* Start RECORD SET *

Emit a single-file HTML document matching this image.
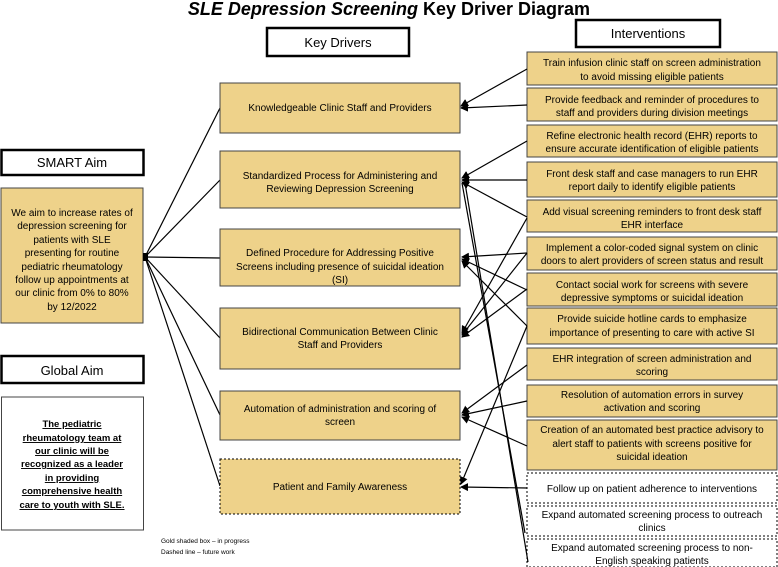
<!DOCTYPE html>
<html><head><meta charset="utf-8"><style>
html,body{margin:0;padding:0;background:#fff;}
svg{display:block;font-family:"Liberation Sans",sans-serif;}
</style></head><body>
<svg width="778" height="567" viewBox="0 0 778 567" xmlns="http://www.w3.org/2000/svg">
<defs><marker id="a" markerWidth="8" markerHeight="8" refX="7" refY="4" orient="auto" markerUnits="userSpaceOnUse"><path d="M0,0 L8,4 L0,8 z" fill="#000"/></marker></defs>
<text x="389" y="15" text-anchor="middle" font-size="18" font-weight="bold"><tspan font-style="italic">SLE Depression Screening</tspan> Key Driver Diagram</text>
<rect x="267" y="28" width="142" height="28" fill="#fff" stroke="#000" stroke-width="2.5"/>
<text x="338" y="47" text-anchor="middle" font-size="13">Key Drivers</text>
<rect x="576" y="20" width="144" height="27" fill="#fff" stroke="#000" stroke-width="2.5"/>
<text x="648" y="38" text-anchor="middle" font-size="13">Interventions</text>
<rect x="1.5" y="150" width="142" height="25" fill="#fff" stroke="#000" stroke-width="2.5"/>
<text x="72" y="167" text-anchor="middle" font-size="13">SMART Aim</text>
<rect x="1" y="188" width="142" height="135" fill="#eed28a" stroke="#444" stroke-width="1"/>
<g font-size="10" text-anchor="middle">
<text x="72" y="216">We aim to increase rates of</text><text x="72" y="229">depression screening for</text><text x="72" y="243">patients with SLE</text><text x="72" y="256">presenting for routine</text><text x="72" y="270">pediatric rheumatology</text><text x="72" y="283">follow up appointments at</text><text x="72" y="296">our clinic from 0% to 80%</text><text x="72" y="310">by 12/2022</text>
</g>
<rect x="1.5" y="356" width="142" height="27" fill="#fff" stroke="#000" stroke-width="2.5"/>
<text x="72" y="375" text-anchor="middle" font-size="13">Global Aim</text>
<rect x="1.5" y="397" width="142" height="133" fill="#fff" stroke="#444" stroke-width="1"/>
<g font-size="9.5" font-weight="bold" text-anchor="middle" text-decoration="underline">
<text x="72" y="427">The pediatric</text><text x="72" y="441">rheumatology team at</text><text x="72" y="454">our clinic will be</text><text x="72" y="467">recognized as a leader</text><text x="72" y="481">in providing</text><text x="72" y="494">comprehensive health</text><text x="72" y="508">care to youth with SLE.</text>
</g>
<g font-size="6.5"><text x="161" y="543">Gold shaded box – in progress</text><text x="161" y="554">Dashed line – future work</text></g>
<g stroke="#000" stroke-width="1.2" fill="none">
<line x1="145" y1="257" x2="220" y2="108"/><line x1="145" y1="257" x2="220" y2="180"/><line x1="145" y1="257" x2="220" y2="258"/><line x1="145" y1="257" x2="220" y2="338"/><line x1="145" y1="257" x2="220" y2="415"/><line x1="145" y1="257" x2="220" y2="486"/>
</g>
<rect x="143" y="253" width="5" height="8" fill="#000"/>
<g fill="#eed28a" stroke="#444" stroke-width="1">
<rect x="220" y="83" width="240" height="50"/><rect x="220" y="151" width="240" height="57"/><rect x="220" y="229" width="240" height="57"/><rect x="220" y="308" width="240" height="61"/><rect x="220" y="391" width="240" height="49"/><rect x="220" y="459" width="240" height="55" stroke="#000" stroke-dasharray="2,2"/>
</g>
<g font-size="10" text-anchor="middle">
<text x="340" y="111">Knowledgeable Clinic Staff and Providers</text>
<text x="340" y="179">Standardized Process for Administering and</text><text x="340" y="192">Reviewing Depression Screening</text>
<text x="340" y="256">Defined Procedure for Addressing Positive</text><text x="340" y="270">Screens including presence of suicidal ideation</text><text x="340" y="283">(SI)</text>
<text x="340" y="335">Bidirectional Communication Between Clinic</text><text x="340" y="348">Staff and Providers</text>
<text x="340" y="412">Automation of administration and scoring of</text><text x="340" y="425">screen</text>
<text x="340" y="490">Patient and Family Awareness</text>
</g>
<g fill="#eed28a" stroke="#444" stroke-width="1">
<rect x="527" y="52" width="250" height="33"/><rect x="527" y="88" width="250" height="33"/><rect x="527" y="125" width="250" height="32"/><rect x="527" y="162" width="250" height="35"/><rect x="527" y="200" width="250" height="32"/><rect x="527" y="237" width="250" height="33"/><rect x="527" y="273" width="250" height="33"/><rect x="527" y="308" width="250" height="36"/><rect x="527" y="348" width="250" height="32"/><rect x="527" y="385" width="250" height="32"/><rect x="527" y="420" width="250" height="50"/>
</g>
<g fill="#fff" stroke="#000" stroke-width="1" stroke-dasharray="2,2">
<rect x="527" y="473" width="250" height="30"/><rect x="527" y="506" width="250" height="30"/><rect x="527" y="539" width="250" height="28"/>
</g>
<g font-size="10" text-anchor="middle">
<text x="652" y="66">Train infusion clinic staff on screen administration</text><text x="652" y="80">to avoid missing eligible patients</text>
<text x="652" y="103">Provide feedback and reminder of procedures to</text><text x="652" y="116">staff and providers during division meetings</text>
<text x="652" y="139">Refine electronic health record (EHR) reports to</text><text x="652" y="152">ensure accurate identification of eligible patients</text>
<text x="652" y="177">Front desk staff and case managers to run EHR</text><text x="652" y="190">report daily to identify eligible patients</text>
<text x="652" y="215">Add visual screening reminders to front desk staff</text><text x="652" y="228">EHR interface</text>
<text x="652" y="251">Implement a color-coded signal system on clinic</text><text x="652" y="264">doors to alert providers of screen status and result</text>
<text x="652" y="288">Contact social work for screens with severe</text><text x="652" y="301">depressive symptoms or suicidal ideation</text>
<text x="652" y="322">Provide suicide hotline cards to emphasize</text><text x="652" y="336">importance of presenting to care with active SI</text>
<text x="652" y="362">EHR integration of screen administration and</text><text x="652" y="375">scoring</text>
<text x="652" y="398">Resolution of automation errors in survey</text><text x="652" y="411">activation and scoring</text>
<text x="652" y="433">Creation of an automated best practice advisory to</text><text x="652" y="447">alert staff to patients with screens positive for</text><text x="652" y="460">suicidal ideation</text>
<text x="652" y="492">Follow up on patient adherence to interventions</text>
<text x="652" y="518">Expand automated screening process to outreach</text><text x="652" y="531">clinics</text>
<text x="652" y="551">Expand automated screening process to non-</text><text x="652" y="564">English speaking patients</text>
</g>
<g stroke="#000" stroke-width="1.2" fill="none" marker-end="url(#a)">
<line x1="527" y1="69" x2="461" y2="106"/><line x1="527" y1="105" x2="461" y2="108"/>
<line x1="527" y1="141" x2="462" y2="178"/><line x1="527" y1="180" x2="462" y2="180"/><line x1="527" y1="217" x2="462" y2="182"/>
<line x1="527" y1="253" x2="462" y2="257"/><line x1="527" y1="290" x2="462" y2="259"/><line x1="527" y1="326" x2="462" y2="261"/>
<line x1="527" y1="218" x2="462" y2="333"/><line x1="527" y1="253" x2="462" y2="335"/><line x1="527" y1="289" x2="462" y2="337"/>
<line x1="527" y1="365" x2="462" y2="413"/><line x1="527" y1="401" x2="462" y2="415"/><line x1="527" y1="446" x2="462" y2="417"/>
<line x1="527" y1="326" x2="461" y2="484"/><line x1="527" y1="488" x2="461" y2="487"/>
</g>
<g stroke="#000" stroke-width="1.2" fill="none">
<line x1="462" y1="183" x2="525" y2="533"/><line x1="465" y1="183" x2="528" y2="562"/>
</g>
</svg>
</body></html>
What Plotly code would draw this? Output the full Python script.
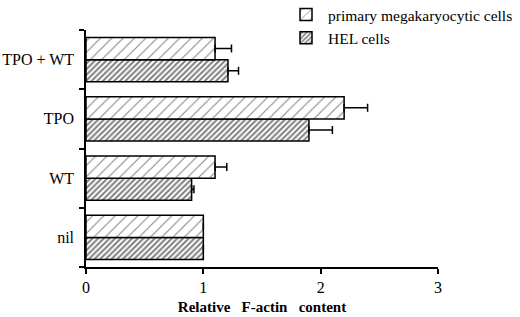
import plotly.graph_objects as go

categories = ["nil", "WT", "TPO", "TPO + WT"]
primary_vals = [1.0, 1.1, 2.2, 1.1]
primary_err = [0.0, 0.1, 0.2, 0.14]
hel_vals = [1.0, 0.9, 1.9, 1.21]
hel_err = [0.0, 0.02, 0.2, 0.09]
x_ticks = [0, 1, 2, 3]

FONT = "Liberation Serif, Times New Roman, serif"

fig = go.Figure()
fig.add_trace(go.Bar(
    name="HEL cells", y=categories, x=hel_vals, orientation="h",
    marker=dict(color="white", line=dict(color="black", width=1.5),
                pattern=dict(shape="/", fgcolor="black", bgcolor="white", size=4, solidity=0.5)),
    error_x=dict(type="data", array=hel_err, color="black", thickness=1.5, width=4, symmetric=False,
                 arrayminus=[0]*4),
))
fig.add_trace(go.Bar(
    name="primary megakaryocytic cells", y=categories, x=primary_vals, orientation="h",
    marker=dict(color="white", line=dict(color="black", width=1.5),
                pattern=dict(shape="/", fgcolor="black", bgcolor="white", size=8, solidity=0.12)),
    error_x=dict(type="data", array=primary_err, color="black", thickness=1.5, width=4, symmetric=False,
                 arrayminus=[0]*4),
))

fig.update_layout(
    width=520, height=317,
    margin=dict(l=86, r=82, t=30, b=50, autoexpand=False),
    paper_bgcolor="white", plot_bgcolor="white",
    barmode="group", bargap=0.25, bargroupgap=0,
    font=dict(family=FONT, size=16, color="black"),
    showlegend=True,
    legend=dict(x=0.5625, y=1.135, xanchor="left", yanchor="top",
                traceorder="reversed",
                font=dict(family=FONT, size=15.5, color="black"), bgcolor="rgba(0,0,0,0)",
                itemwidth=34, tracegroupgap=0),
    xaxis=dict(range=[0, 3], tickvals=x_ticks, ticktext=[str(t) for t in x_ticks],
               showgrid=False, zeroline=False, showline=True, linecolor="black", linewidth=1.5,
               ticks="outside", ticklen=5, tickcolor="black", tickwidth=1.5,
               tickfont=dict(family=FONT, size=16),
               title=dict(text="<b>Relative\u00a0\u00a0\u00a0F-actin\u00a0\u00a0\u00a0content</b>",
                          font=dict(family=FONT, size=15), standoff=7)),
    yaxis=dict(range=[-0.5, 3.5], showgrid=False, zeroline=False, showline=True,
               linecolor="black", linewidth=1.5, ticks="outside", tickson="boundaries",
               ticklen=5, tickcolor="black", tickwidth=1.5, ticklabelstandoff=7,
               tickfont=dict(family=FONT, size=16)),
)

fig.write_html("out.html", config={"displayModeBar": False},
               post_script="document.body.style.margin='0';")
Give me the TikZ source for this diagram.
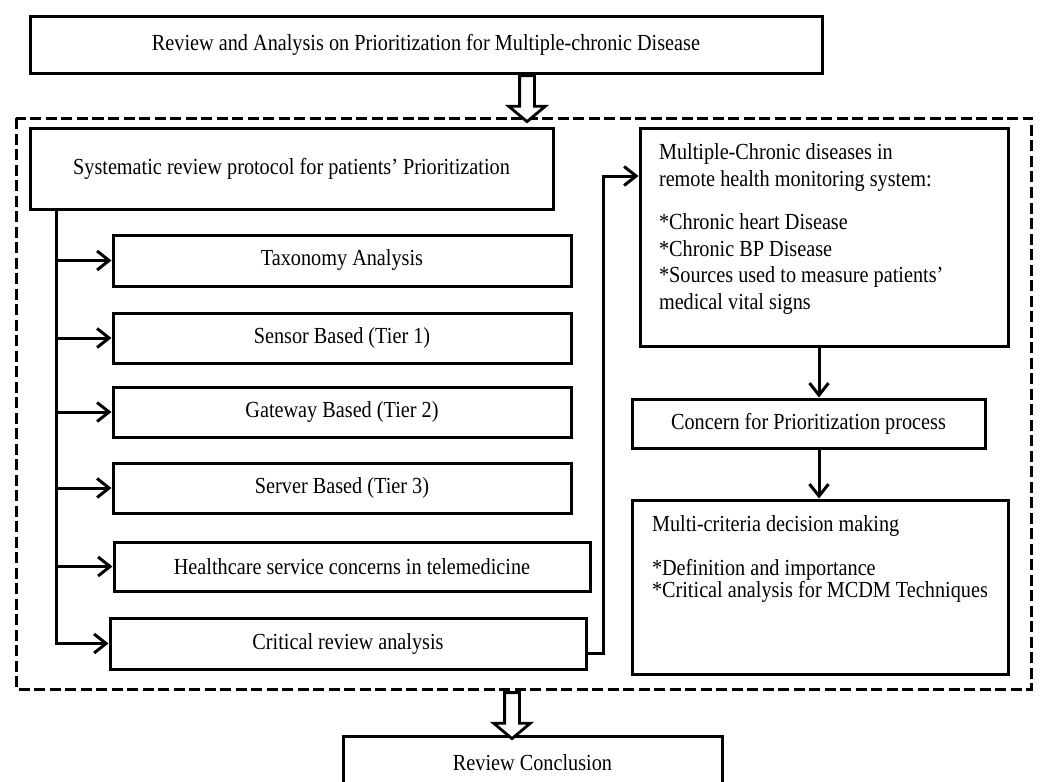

* End RECORD SET *

Copy out exactly the material that runs from the line with "What Plotly code" to the line with "Serif, Times New", ends included, and leave the pictures behind.

What Plotly code would draw this? Output the full Python script.
import plotly.graph_objects as go

categories = ["nil", "WT", "TPO", "TPO + WT"]
primary_vals = [1.0, 1.1, 2.2, 1.1]
primary_err = [0.0, 0.1, 0.2, 0.14]
hel_vals = [1.0, 0.9, 1.9, 1.21]
hel_err = [0.0, 0.02, 0.2, 0.09]
x_ticks = [0, 1, 2, 3]

FONT = "Liberation Serif, Times New Roman, serif"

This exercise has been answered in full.